Hohe Belohnungen und der Selbstschutz der Geschäftsleute

Bergedorfer Zeitung, 2. Oktober 1920

Der erste Einbruch in Ludwig Gansers Konfektionshaus hatte in der Nacht vor der Eröffnung am 19. August 1920 stattgefunden (BZ vom 19. August 1920) – sechs Wochen später wurde es erneut heimgesucht. Der Schaden betrug jeweils etwa 6.000 Mark, und beide Male setzte Ganser für die Ermittlung der Täter eine Belohnung von 2.000 Mark aus, doch die Diebe konnten offenbar nicht ermittelt werden.

Diebstahl von Textilware in großem Stil hatte offenbar Konjunktur, denn ebenfalls im August gelangten Diebe in das Kaufhaus Biebler, wo sie Stoffe stahlen – der Abtransport erfolgte in acht Koffern aus dem Sortiment des Kaufhauses. Der Schaden wurde auf 70.000 Mark beziffert, und Biebler bot als Belohnung 2.000 Mark für die Ermittlung der Täter und 10 Prozent des Warenwertes bei Wiederbeschaffung. Zumindest einen erheblichen Teil der Summe wird er bezahlt haben, denn die Diebe wurden gefasst und ein Großteil der Beute (darunter fünf der Koffer) sichergestellt (BZ vom 23. August und 4. September).

Bergedorfer Zeitung, 5. Oktober 1920

Gewichtiger war der Schaden, der der Zuckerraffinerie Milde & Hell (siehe den Beitrag Der Kamp – Bergedorfs Industriegebiet) kurz nach dem zweiten Einbruch bei Ganser entstand: ihr wurden nächtens 18 Doppelzentner Zucker gestohlen, was logistisch herausfordernd gewesen sein dürfte. Der Schaden wird auch hier mehrere tausend Mark betragen haben (Fabrikpreis für Zucker von 275 Mark pro Zentner laut BZ vom 1. Oktober). Die ausgesetzte Belohnung musste vermutlich teilweise gezahlt werden, denn die Diebe wurden verhaftet und acht Doppelzentner Zucker kehrten zurück (BZ vom 25. Oktober).

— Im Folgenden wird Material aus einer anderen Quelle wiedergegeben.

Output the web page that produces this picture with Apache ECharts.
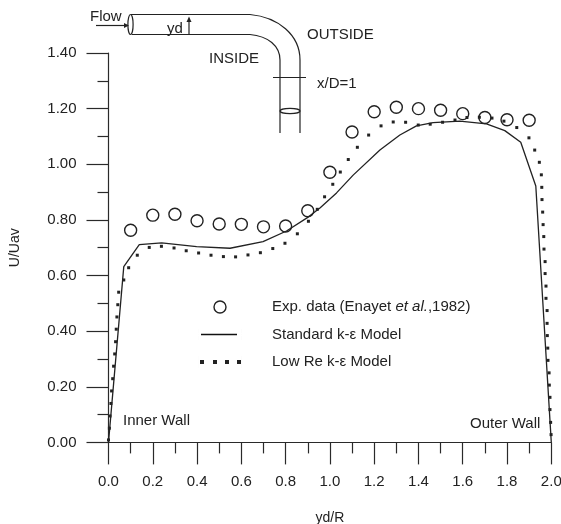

Bergedorfer Zeitung, 30. Oktober 1920

In keinem dieser (und anderer) Fälle steht fest, dass tatsächlich die Belohnungen zur Ergreifung der Täter geführt hatten. Es könnten auch Ermittlungserfolge der Polizei gewesen sein, doch das Vertrauen in die örtlichen Ordnungshüter war offenbar gering: mit der nebenstehenden Anzeige wurden die Geschäftsinhaber aufgerufen, sich in einem „Selbstschutz“ mit bewaffneten nächtlichen Streifengängen zu organisieren (siehe auch BZ vom 27. Oktober). Bis zum Jahresende wurde das Tätigwerden dieser Einrichtung allerdings nicht gemeldet: vielleicht war die Lage doch nicht so schlimm.